Abstract Geothermal District Heating (GDH) doublets in the Central part of the Paris Basin, particularly in the Capital City suburban areas, face two major concerns: The replacement of aging and declining, when not damaged, well infrastructures and productive/injective capacities; GDH doublets density, approaching overpopulation in some areas, which limits well replacement opportunities and clouds new development issues bearing in mind the space limitations in urban areas and the thermal breakthrough/reservoir cooling shortcomings. The Paris suburban Cachan site was considered a relevant candidate for a first implementation of an alternative well architecture design. In March 2018, the second sub-horizontal geothermal injection well, GCAH2, was successfully tested at the Paris suburban Cachan site, thus validating this innovative sub-horizontal well (SHW) architecture, initiated on the previously drilled production well, GCAH1, recorded as a world first with 1000 m 8-1/2 in. open hole horizontal drain. The sub-horizontal drain sections of the wells were drilled using the geosteering technique in place of the usual geometric pre-planned trajectory.
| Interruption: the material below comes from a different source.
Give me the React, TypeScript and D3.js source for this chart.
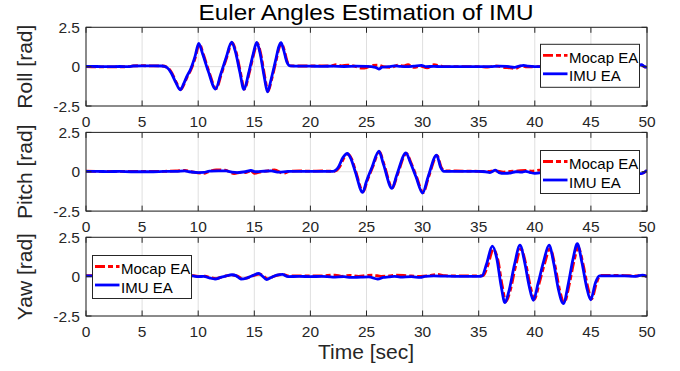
import React from "react";
import * as d3 from "d3";

type P = [number, number];

const xTicks = [0, 5, 10, 15, 20, 25, 30, 35, 40, 45, 50];
const yTicks = [-2.5, 0, 2.5];
const yTickLabels = ["-2.5", "0", "2.5"];
const panelLabels = ["Roll [rad]", "Pitch [rad]", "Yaw [rad]"];
const legendLabels = ["Mocap EA", "IMU EA"];
const titleText = "Euler Angles Estimation of IMU";
const xLabelText = "Time [sec]";

const rollImu: P[] = [
  [0, 0.02], [1, 0.01], [2, 0.0], [3, 0.01], [3.8, 0.0], [4.2, 0.04], [5, 0.05], [6, 0.05], [6.8, 0.04],
  [7.2, -0.05], [7.6, -0.4], [8.0, -1.0], [8.4, -1.47], [8.7, -1.1], [9.0, -0.6], [9.3, -0.2], [9.7, 0.6],
  [10.05, 1.48], [10.4, 0.8], [10.9, -0.3], [11.55, -1.42], [12.0, -0.5], [12.5, 0.6], [12.98, 1.56],
  [13.3, 1.0], [13.7, -0.3], [14.08, -1.45], [14.5, -0.4], [14.9, 0.8], [15.22, 1.54], [15.5, 0.9],
  [15.9, -0.7], [16.18, -1.6], [16.5, -0.8], [16.9, 0.4], [17.2, 1.3], [17.38, 1.52], [17.6, 1.1],
  [17.9, 0.3], [18.2, 0.05], [19, 0.03], [20, 0.03], [21, 0.02], [22, 0.03], [23, 0.01], [24, 0.03],
  [25, 0.02], [25.8, -0.05], [26.1, -0.15], [26.4, -0.03], [27, 0.0], [27.5, 0.05], [28, 0.02],
  [28.6, 0.0], [29.2, 0.03], [29.9, 0.08], [30.3, 0.0], [31, 0.02], [31.6, 0.0], [32, 0.0], [33, 0.0],
  [34, 0.0], [35, 0.0], [36, 0.0], [36.8, 0.03], [37.5, 0.02], [38.2, -0.04], [38.6, 0.03], [39, 0.08],
  [39.4, 0.03], [40, 0.0], [41, 0.01], [42, 0.0], [43, 0.0], [44, 0.01], [45, 0.0], [46, 0.01], [47, 0.0],
  [48, 0.0], [49, 0.02], [49.5, 0.12], [49.8, 0.0], [50, -0.05],
];

const rollMocap: P[] = [
  [0, 0.0], [1, -0.01], [2, -0.02], [3, -0.01], [3.8, 0.0], [4.2, 0.05], [5, 0.06], [6, 0.05], [6.8, 0.04],
  [7.25, -0.05], [7.65, -0.4], [8.05, -1.0], [8.45, -1.45], [8.75, -1.1], [9.05, -0.6], [9.35, -0.2],
  [9.75, 0.6], [10.1, 1.45], [10.45, 0.8], [10.95, -0.3], [11.6, -1.4], [12.05, -0.5], [12.55, 0.6],
  [13.03, 1.52], [13.35, 1.0], [13.75, -0.3], [14.12, -1.42], [14.55, -0.4], [14.95, 0.8], [15.27, 1.5],
  [15.55, 0.9], [15.95, -0.7], [16.22, -1.57], [16.55, -0.8], [16.95, 0.4], [17.25, 1.28], [17.42, 1.48],
  [17.65, 1.1], [17.95, 0.3], [18.25, 0.05], [19, 0.04], [20, 0.04], [21, 0.05], [21.8, 0.04],
  [22.3, 0.12], [22.8, 0.05], [23.3, 0.1], [24, 0.02], [24.6, -0.1], [25.0, -0.06], [25.5, 0.08],
  [26.0, 0.1], [26.5, 0.0], [27.2, -0.05], [27.8, 0.1], [28.3, 0.04], [28.7, 0.12], [29.2, -0.05],
  [29.8, 0.03], [30.4, -0.08], [31.0, 0.12], [31.5, 0.06], [32, 0.0], [33, 0.0], [34, 0.0], [35, 0.0],
  [35.8, -0.03], [36.5, 0.05], [37.2, -0.04], [37.8, -0.08], [38.3, -0.12], [38.8, 0.05], [39.3, -0.02],
  [40, 0.0], [41, 0.01], [42, 0.0], [43, 0.0], [44, 0.0], [45, 0.0], [46, 0.0], [47, 0.0], [48, 0.0],
  [49, 0.0], [49.5, 0.1], [49.8, -0.02], [50, -0.08],
];

const pitchImu: P[] = [
  [0, 0.02], [1, 0.02], [2, 0.01], [3, 0.02], [4, 0.0], [5, 0.0], [6, 0.0], [7, 0.02], [8, 0.02],
  [8.8, 0.06], [9.2, 0.0], [10.0, -0.05], [10.5, -0.04], [11.0, 0.04], [11.8, 0.06], [12.5, 0.05],
  [13.0, -0.02], [13.5, -0.05], [14.2, 0.0], [14.7, 0.08], [15.1, 0.0], [15.6, 0.02], [16.5, 0.05],
  [17.2, -0.03], [18, 0.02], [19, 0.02], [20, 0.02], [21, 0.02], [22.0, 0.02], [22.5, 0.3], [22.9, 0.9],
  [23.29, 1.16], [23.6, 0.85], [24.0, 0.0], [24.66, -1.31], [25.0, -0.6], [25.5, 0.3], [26.11, 1.31],
  [26.5, 0.5], [27.27, -1.05], [27.7, -0.2], [28.52, 1.2], [28.9, 0.6], [29.4, -0.3], [30.0, -1.35],
  [30.5, -0.3], [31.25, 1.06], [31.6, 0.3], [31.9, 0.03], [33, 0.02], [34, 0.02], [35, 0.02],
  [35.6, 0.0], [36.0, -0.05], [36.5, 0.1], [36.8, -0.05], [37.3, -0.1], [37.8, -0.08], [38.3, 0.0],
  [38.8, -0.03], [39.2, 0.03], [39.6, -0.05], [40.0, -0.1], [41, -0.03], [42, 0.0], [43, 0.0], [44, 0.0],
  [45, 0.0], [46, 0.0], [47, 0.0], [48, 0.0], [49, -0.05], [49.5, -0.12], [50, 0.1],
];

const pitchMocap: P[] = [
  [0, 0.04], [1, 0.03], [2, 0.03], [3, 0.02], [4, 0.03], [5, 0.02], [6, 0.03], [7, 0.03], [8, 0.05],
  [8.8, 0.08], [9.4, 0.0], [10.5, -0.1], [11.0, 0.02], [11.6, 0.12], [12.4, 0.1], [13.2, -0.12],
  [13.8, -0.04], [14.2, -0.06], [14.7, 0.05], [15.0, -0.1], [15.6, 0.0], [16.2, 0.06], [16.8, 0.12],
  [17.6, -0.1], [18.2, 0.04], [19, 0.05], [20, 0.04], [21, 0.05], [22.1, 0.03], [22.6, 0.3],
  [23.0, 0.9], [23.35, 1.12], [23.65, 0.85], [24.05, 0.0], [24.7, -1.28], [25.05, -0.6], [25.55, 0.3],
  [26.15, 1.27], [26.55, 0.5], [27.3, -1.02], [27.75, -0.2], [28.56, 1.16], [28.95, 0.6], [29.45, -0.3],
  [30.05, -1.32], [30.55, -0.3], [31.3, 1.03], [31.65, 0.3], [31.95, 0.05], [33, 0.05], [34, 0.04],
  [35, 0.03], [35.8, 0.02], [36.5, 0.06], [37.2, -0.02], [37.8, 0.02], [38.5, 0.05], [39.2, 0.08],
  [39.8, 0.04], [40.4, 0.1], [41, 0.02], [42, 0.0], [43, 0.0], [44, 0.0], [45, 0.0], [46, 0.0],
  [47, 0.0], [48, 0.0], [49, -0.03], [49.5, -0.1], [50, 0.08],
];

const yawImu: P[] = [
  [0, 0.05], [1, 0.05], [2, 0.05], [3, 0.05], [4, 0.05], [5, 0.04], [6, 0.04], [7, 0.04], [8, 0.04],
  [9.0, 0.04], [9.5, 0.05], [10, 0.0], [10.5, 0.02], [11, -0.08], [11.5, -0.15], [12, -0.05],
  [12.5, 0.05], [13, 0.12], [13.4, 0.05], [13.8, -0.15], [14.3, -0.1], [14.8, 0.05], [15.4, 0.2],
  [15.7, 0.05], [16.1, -0.18], [16.5, -0.05], [17, 0.1], [17.5, 0.15], [18, 0.0], [19, 0.02], [20, 0.0],
  [21, 0.02], [22, -0.03], [23, 0.0], [23.6, -0.05], [24.5, -0.03], [25.2, -0.02], [26, -0.15],
  [26.5, -0.05], [27, -0.02], [27.5, 0.02], [28, -0.03], [29, 0.0], [29.8, -0.05], [30.2, 0.02],
  [31, 0.05], [32, 0.03], [33, 0.02], [34, 0.02], [35, 0.02], [35.3, 0.05], [35.7, 0.8], [36.21, 1.94],
  [36.6, 1.2], [37.0, -0.6], [37.34, -1.65], [37.7, -0.9], [38.2, 0.8], [38.68, 2.0], [39.1, 0.9],
  [39.5, -0.6], [39.87, -1.5], [40.3, -0.4], [40.8, 1.0], [41.27, 2.0], [41.7, 0.8], [42.1, -0.8],
  [42.54, -1.71], [43.0, -0.4], [43.4, 1.1], [43.79, 2.09], [44.2, 0.9], [44.6, -0.6], [44.98, -1.47],
  [45.4, -0.4], [45.75, 0.05], [47, 0.05], [48, 0.05], [49, 0.02], [49.6, 0.1], [50, 0.0],
];

const yawMocap: P[] = [
  [0, 0.06], [1, 0.06], [2, 0.05], [3, 0.06], [4, 0.05], [5, 0.05], [6, 0.05], [7, 0.05], [8, 0.05],
  [9.0, 0.05], [9.6, 0.06], [10.1, 0.02], [10.6, 0.03], [11.1, -0.06], [11.6, -0.12], [12.1, -0.03],
  [12.6, 0.06], [13.1, 0.1], [13.5, 0.04], [13.9, -0.12], [14.4, -0.08], [14.9, 0.06], [15.5, 0.16],
  [15.8, 0.05], [16.2, -0.14], [16.6, -0.02], [17.1, 0.1], [17.6, 0.13], [18.1, 0.05], [19, 0.05],
  [20, 0.04], [21, 0.05], [22.2, 0.1], [22.8, 0.02], [23.5, 0.08], [24.3, 0.02], [25.0, 0.08],
  [25.6, 0.1], [26.3, 0.02], [27.0, 0.04], [27.6, 0.1], [28.3, 0.08], [29.0, 0.04], [29.8, 0.02],
  [30.5, 0.05], [31.3, 0.14], [32, 0.06], [33, 0.05], [34, 0.05], [35, 0.05], [35.4, 0.06],
  [35.8, 0.7], [36.3, 1.72], [36.7, 1.1], [37.1, -0.6], [37.42, -1.58], [37.8, -0.9], [38.3, 0.7],
  [38.76, 1.78], [39.2, 0.8], [39.6, -0.6], [39.95, -1.45], [40.4, -0.4], [40.9, 0.9], [41.35, 1.78],
  [41.8, 0.7], [42.2, -0.8], [42.62, -1.65], [43.1, -0.4], [43.5, 1.0], [43.87, 1.86], [44.3, 0.8],
  [44.7, -0.6], [45.06, -1.42], [45.5, -0.4], [45.85, 0.08], [47, 0.08], [48, 0.07], [49, 0.05],
  [49.6, 0.08], [50, 0.02],
];

const panelsData = [
  { imu: rollImu, mocap: rollMocap },
  { imu: pitchImu, mocap: pitchMocap },
  { imu: yawImu, mocap: yawMocap },
];

const W = 680;
const H = 371;
const left = 86;
const right = 647;
const tops = [27.3, 132.4, 237.3];
const ph = 78.7;
const legendPos: [number, number][] = [
  [540.5, 44.3],
  [540.5, 150.5],
  [92.5, 255.5],
];
const LW = 99;
const LH = 43;

const axisColor = "#262626";
const gridColor = "#dfdfdf";
const font = "'Liberation Sans', Arial, Helvetica, sans-serif";

export default function App() {
  const x = d3.scaleLinear().domain([0, 50]).range([left, right]);

  return (
    <svg
      width={W}
      height={H}
      viewBox={`0 0 ${W} ${H}`}
      style={{ position: "absolute", left: 0, top: 0, background: "#fff" }}
      fontFamily={font}
    >
      <rect x={0} y={0} width={W} height={H} fill="#fff" />
      <text x={366} y={20} textAnchor="middle" fontSize={22} fill="#000" textLength={335} lengthAdjust="spacingAndGlyphs">
        {titleText}
      </text>
      {panelsData.map((pd, i) => {
        const top = tops[i];
        const bottom = top + ph;
        const y = d3.scaleLinear().domain([-2.5, 2.5]).range([bottom, top]);
        const line = d3
          .line<P>()
          .x((d) => x(d[0]))
          .y((d) => y(d[1]))
          .curve(d3.curveMonotoneX);
        const [lx, ly] = legendPos[i];
        const clipId = `clip${i}`;
        return (
          <g key={i}>
            <defs>
              <clipPath id={clipId}>
                <rect x={left} y={top} width={right - left} height={ph} />
              </clipPath>
            </defs>
            {xTicks.map((t) => (
              <line key={"gx" + t} x1={x(t)} x2={x(t)} y1={top} y2={bottom} stroke={gridColor} strokeWidth={1} />
            ))}
            {yTicks.map((t) => (
              <line key={"gy" + t} x1={left} x2={right} y1={y(t)} y2={y(t)} stroke={gridColor} strokeWidth={1} />
            ))}
            <g clipPath={`url(#${clipId})`}>
              <path d={line(pd.mocap) || ""} fill="none" stroke="#ff0000" strokeWidth={2.8} strokeDasharray="10,3,5,3" />
              <path d={line(pd.imu) || ""} fill="none" stroke="#0000ff" strokeWidth={2.8} strokeLinejoin="round" />
            </g>
            {xTicks.map((t) => (
              <g key={"tx" + t}>
                <line x1={x(t)} x2={x(t)} y1={bottom} y2={bottom - 5.5} stroke={axisColor} strokeWidth={1} />
                <line x1={x(t)} x2={x(t)} y1={top} y2={top + 5.5} stroke={axisColor} strokeWidth={1} />
                <text x={x(t)} y={bottom + 20.5} textAnchor="middle" fontSize={15.5} fill={axisColor}>
                  {t}
                </text>
              </g>
            ))}
            {yTicks.map((t, j) => (
              <g key={"ty" + t}>
                <line x1={left} x2={left + 5.5} y1={y(t)} y2={y(t)} stroke={axisColor} strokeWidth={1} />
                <line x1={right} x2={right - 5.5} y1={y(t)} y2={y(t)} stroke={axisColor} strokeWidth={1} />
                <text x={80} y={y(t) + 5.5} textAnchor="end" fontSize={15.5} fill={axisColor}>
                  {yTickLabels[j]}
                </text>
              </g>
            ))}
            <rect x={left} y={top} width={right - left} height={ph} fill="none" stroke={axisColor} strokeWidth={1} />
            <text
              transform={`translate(32,${(top + bottom) / 2}) rotate(-90)`}
              textAnchor="middle"
              fontSize={21}
              fill={axisColor}
            >
              {panelLabels[i]}
            </text>
            <g>
              <rect x={lx} y={ly} width={LW} height={LH} fill="#fff" stroke={axisColor} strokeWidth={1} />
              <line x1={lx + 2.5} x2={lx + 27} y1={ly + 11} y2={ly + 11} stroke="#ff0000" strokeWidth={2.8} strokeDasharray="10,3,5,3" />
              <line x1={lx + 2.5} x2={lx + 27} y1={ly + 29.5} y2={ly + 29.5} stroke="#0000ff" strokeWidth={2.8} />
              <text x={lx + 28.5} y={ly + 18.5} fontSize={15} fill="#000">
                {legendLabels[0]}
              </text>
              <text x={lx + 28.5} y={ly + 37} fontSize={15} fill="#000">
                {legendLabels[1]}
              </text>
            </g>
          </g>
        );
      })}
      <text x={366} y={359} textAnchor="middle" fontSize={21} fill={axisColor}>
        {xLabelText}
      </text>
    </svg>
  );
}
Geosteering was successfully used for optimal well placement of the geothermal injection/production doublet. The real-time data was correlated to reservoir model to design and implement a reliable well trajectory and to increase reservoir exposure. Alongside LWD (logging while drilling), advanced near real-time cuttings analysis utilizing elemental and mineralogical measurements and custom software was used to improve decision making while drilling. The integration of chemo-stratigraphy, mud logging, wireline, logging while drilling and production test results improved the correlation between wells, supporting the building of a proper geological model and reservoir characterization.